Sunstein explains the inner workings of the rumor mill

BY MATT HUTCHINS

Professor Cass Sunstein ’78

Why do some people believe that President-elect Barack Obama ’91 is a Muslim? How is it that such a completely false claim could be universally accepted in some communities? As children we were told that it is rude to gossip about others, but according to Professor Cass Sunstein ’78, there are innate social forces that can strongly impact the vulnerability of individuals to persuasion and the propagation of false information.

Sunstein believes that the spread of rumors is facilitated by phenomena he calls propagators, informational cascades, and group polarization, with the result that a large number of people may steadfastly believe something which is patently untrue.

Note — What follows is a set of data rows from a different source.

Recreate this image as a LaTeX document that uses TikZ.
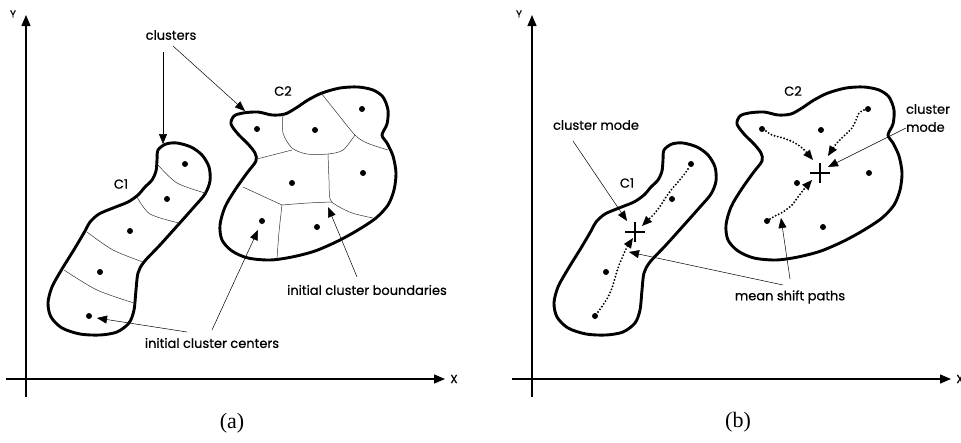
\documentclass[tikz,border=0pt]{standalone}
\usepackage{fontspec}
\setmainfont{Liberation Serif}
\newfontfamily\labfont[FakeBold=0.6]{Poppins}
\usetikzlibrary{arrows.meta}

\begin{document}
\begin{tikzpicture}[x=1pt,y=-1pt,
  axis/.style={line width=1.3pt,-{Triangle[length=11pt,width=9pt]}},
  outline/.style={line width=2.9pt,line join=round},
  cellline/.style={line width=0.5pt,black!80},
  pointer/.style={line width=0.5pt,-{Triangle[length=10pt,width=8pt]}},
  shiftpath/.style={line width=2.1pt,line cap=round,dash pattern=on 0pt off 3.3pt,
    -{Triangle[length=10pt,width=8.5pt,line width=0pt]}},
  lab/.style={font=\labfont\fontsize{13}{18}\selectfont,inner sep=0pt},
  axlab/.style={font=\labfont\fontsize{10}{12}\selectfont,inner sep=0pt},
  pt/.style={circle,fill,inner sep=0pt,minimum size=6pt},
  caption/.style={font=\fontsize{22}{24}\selectfont,inner sep=0pt},
  modecross/.style={line width=1.5pt}
]
\useasboundingbox (0,0) rectangle (961,442);

% axes and cluster outlines, common to both panels
\foreach \sx/\p in {0/a,506/b}{
  \begin{scope}[xshift=\sx pt]
    \coordinate (ybot\p) at (26,397);
    \coordinate (ytop\p) at (26,15);
    \coordinate (xleft\p) at (6,379);
    \coordinate (xright\p) at (445,379);
    \draw[axis] (ybot\p) -- (ytop\p);
    \draw[axis] (xleft\p) -- (xright\p);
    \node[axlab] (ylab\p) at (13,14) {Y};
    \node[axlab,font=\labfont\fontsize{11.5}{12}\selectfont] (xlab\p) at (454,379) {X};
    % cluster C1
    \draw[outline] plot[smooth cycle,tension=0.5] coordinates {
      (158,150) (166,144) (177,143) (191,147) (202,155) (209,167) (210,181)
      (205,194) (194,207) (178,225) (160,245) (144,262) (138,273) (136,290)
      (134,310) (129,323) (117,332) (100,335) (80,334) (62,328) (51,317)
      (48,303) (52,287) (62,269) (75,248) (85,231) (90,222) (99,214)
      (113,208) (128,202) (138,195) (145,187) (152,180) (156,171) (157,160)};
    % cluster C2
    \draw[outline] plot[smooth cycle,tension=0.5] coordinates {
      (231,124) (234,116) (243,113) (258,112) (272,115) (285,114) (296,108)
      (308,100) (322,93) (340,88) (358,87) (373,90) (383,97) (388,110)
      (387,124) (382,135) (387,143) (393,156) (396,173) (394,190) (388,205)
      (376,218) (358,230) (338,241) (315,251) (292,257) (270,260) (248,258)
      (232,251) (222,240) (220,225) (225,207) (235,190) (247,173) (256,161)
      (255,153) (248,144) (238,134)};
  \end{scope}
}

% ---------- panel (a): initial partition ----------
\node[lab] (c1a) at (121,184) {C1};
\node[lab] (c2a) at (283,91) {C2};

% cell boundaries inside C1
\draw[cellline] plot[smooth] coordinates {(158,165) (177,183) (205,193)};
\draw[cellline] plot[smooth] coordinates {(137,197) (150,214) (179,223)};
\draw[cellline] plot[smooth] coordinates {(87,232) (113,250) (143,262)};
\draw[cellline] plot[smooth] coordinates {(64,270) (97,290) (134,303)};

% cell boundaries inside C2
\draw[cellline] plot[smooth] coordinates {(283,114) (283,133) (292,148) (307,154) (328,154) (343,150) (355,135)};
\draw[cellline] plot[smooth] coordinates {(321,93) (337,113) (355,135) (367,143) (388,150)};
\draw[cellline] (257,159) -- (292,150);
\draw[cellline] plot[smooth] coordinates {(328,154) (329,180) (330,199) (336,205) (352,213) (373,218)};
\draw[cellline] (243,187) -- (282,205);
\draw[cellline] plot[smooth] coordinates {(282,205) (308,203) (332,202)};
\draw[cellline] plot[smooth] coordinates {(282,205) (279,232) (277,259)};

% initial cluster centers
\foreach \n/\x/\y in {1/185/164,2/167/199,3/130/231,4/100/272,5/89/316}
  \node[pt] (a1p\n) at (\x,\y) {};
\foreach \n/\x/\y in {1/257/129,2/315/130,3/362/109,4/292/183,5/363/173,6/262/221,7/317/227}
  \node[pt] (a2p\n) at (\x,\y) {};

% annotations
\node[lab] (clusters) at (171,35) {clusters};
\coordinate (clsA) at (163,52);   \coordinate (clsAt) at (163,144);
\coordinate (clsB) at (173,46);   \coordinate (clsBt) at (245,111);
\draw[pointer] (clsA) -- (clsAt);
\draw[pointer] (clsB) -- (clsBt);

\node[lab] (bounds) at (367,290) {initial cluster boundaries};
\coordinate (bdA) at (357,277);   \coordinate (bdAt) at (328,207);
\draw[pointer] (bdA) -- (bdAt);

\node[lab] (centers) at (212,343) {initial cluster centers};
\coordinate (ctA) at (187,332);   \coordinate (ctAt) at (97,318);
\coordinate (ctB) at (212,330);   \coordinate (ctBt) at (258,230);
\draw[pointer] (ctA) -- (ctAt);
\draw[pointer] (ctB) -- (ctBt);

\node[caption] (capa) at (232,423) {(a)};

% ---------- panel (b): mean shift ----------
\node[lab] (c1b) at (627,183) {C1};
\node[lab] (c2b) at (793,91) {C2};

\foreach \n/\x/\y in {1/691/164,2/672/199,3/606/272,4/595/316}
  \node[pt] (b1p\n) at (\x,\y) {};
\foreach \n/\x/\y in {1/762/129,2/821/130,3/868/109,4/797/183,5/869/173,6/767/221,7/823/227}
  \node[pt] (b2p\n) at (\x,\y) {};

% modes
\coordinate (mode1) at (635,232);
\coordinate (mode2) at (820,173);
\draw[modecross] ([xshift=-10pt]mode1) -- ([xshift=10pt]mode1)
                 ([yshift=-10pt]mode1) -- ([yshift=10pt]mode1);
\draw[modecross] ([xshift=-10pt]mode2) -- ([xshift=10pt]mode2)
                 ([yshift=-10pt]mode2) -- ([yshift=10pt]mode2);

% mean shift trajectories
\draw[shiftpath] plot[smooth] coordinates {(688,169) (683,176) (678,182) (672,189) (666,197) (661,205) (655,213) (648,220) (642,226)};
\draw[shiftpath] plot[smooth] coordinates {(598,312) (603,305) (608,297) (612,288) (615,278) (618,268) (622,258) (626,249) (633,238)};
\draw[shiftpath] plot[smooth] coordinates {(766,131) (772,135) (783,138) (793,142) (801,147) (807,153) (813,160)};
\draw[shiftpath] plot[smooth] coordinates {(864,110) (859,113) (856,120) (852,128) (844,136) (836,144) (828,156)};
\draw[shiftpath] plot[smooth] coordinates {(770,219) (775,216) (783,212) (792,205) (798,197) (805,188) (812,180)};

% annotations
\node[lab] (modeL) at (596,125) {cluster mode};
\coordinate (mLs) at (573,141);  \coordinate (mLt) at (627,221);
\draw[pointer] (mLs) -- (mLt);

\node[lab,align=left] (modeR) at (928,118) {cluster\\mode};
\coordinate (mRs) at (906,128);  \coordinate (mRt) at (828,167);
\draw[pointer] (mRs) -- (mRt);

\node[lab] (paths) at (790,297) {mean shift paths};
\coordinate (pA) at (783,285);   \coordinate (pAt) at (629,252);
\coordinate (pB) at (790,279);   \coordinate (pBt) at (781,218);
\draw[pointer] (pA) -- (pAt);
\draw[pointer] (pB) -- (pBt);

\node[caption] (capb) at (738,422) {(b)};
\end{tikzpicture}
\end{document}
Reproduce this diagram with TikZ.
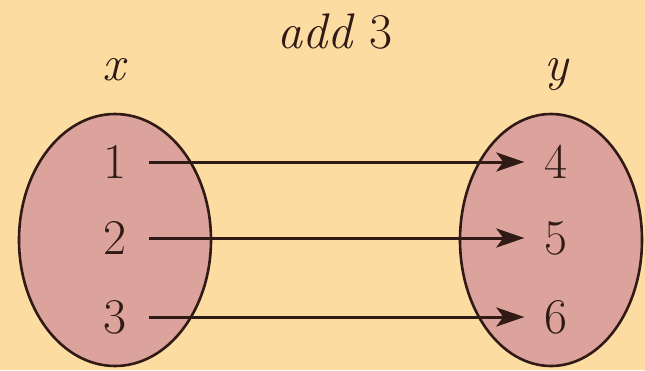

The spread of false rumors by these means can quickly cause permanent damage to individuals and organizations, and this has serious implications for the nature of democracy in the digital age of instant communication. He explored the nature of these phenomena and their implications on free speech in a lecture entitled, “He said THAT? She said WHAT? On False Rumors and Free Speech”, which he delivered on the occasion of his recognition as Felix Frankfurter Professor of Law on Wednesday, December 3.

Aspects of individual psychology create an internal predisposition toward or against the acceptance of rumors that are of uncertain validity. For example, when it was announced by multiple news networks that it had been demonstrated that no weapons of mass destruction existed in Iraq, people who already doubted their presence were affirmed in their belief, but strangely, so were people who believed they existed. Individuals may resist accepting a refutation of a false belief because of the unpleasant cognitive dissonance created by the idea of being wrong. In contrast, if an individual is predisposed toward a particular opinion, such as the belief that the death penalty has strong deterrent effect, then information which supports that position will be accepted even when of dubious validity.

The spread of information is profoundly affected by hidden psychological and social mechanisms, says Sunstein. Propagators are individuals who spread a piece of false information to others, and the reputation of the propagator can significantly affect the acceptance of a rumor, causing another to ignore their own disbelief. This can then lead to the rumor spreading on to the next person and outward from the propagator in a cascade due to each person’s reputation with the next. According to Sunstein, this dynamic can result in multiple, unstable equilibria, because depending on the way in which the information is communicated it may continue to spread or be disbelieved.

Two factors which lead to continued cascading of information are the awareness of individuals that others believe a rumor and group polarization. In some cases, the simple fact that many people have already accepted a particular rumor will be sufficient to overwhelm their internal signals which would lead them to normally disbelieve it. This means that once a rumor gets accepted by a certain number of individuals it may spread rapidly.

Furthermore, when an entire group is exposed to a rumor at once and are able to discuss it together, many individuals who are only slightly inclined toward believing the claim can reinforce each others’ beliefs through agreement. The group may then develop a homogeneous acceptance or rejection of the rumor which is more extreme than the view any isolated individual would have held.

The pernicious effects of group psychology are magnified by the large and dynamic social networks formed on the Internet and ossified by the permanent nature of public postings. The result is that a rumor, no matter how unfounded, can spread quickly and cause permanent damage, and this could be potentially devastating for public figures, organizations, and businesses for whom reputation is essential. Therefore, it may be necessary for free speech to be chilled in the area of rumors and false speech, since without an impairment to the natural social propagation of such rumors, permanent damage might be caused by an unfounded statement.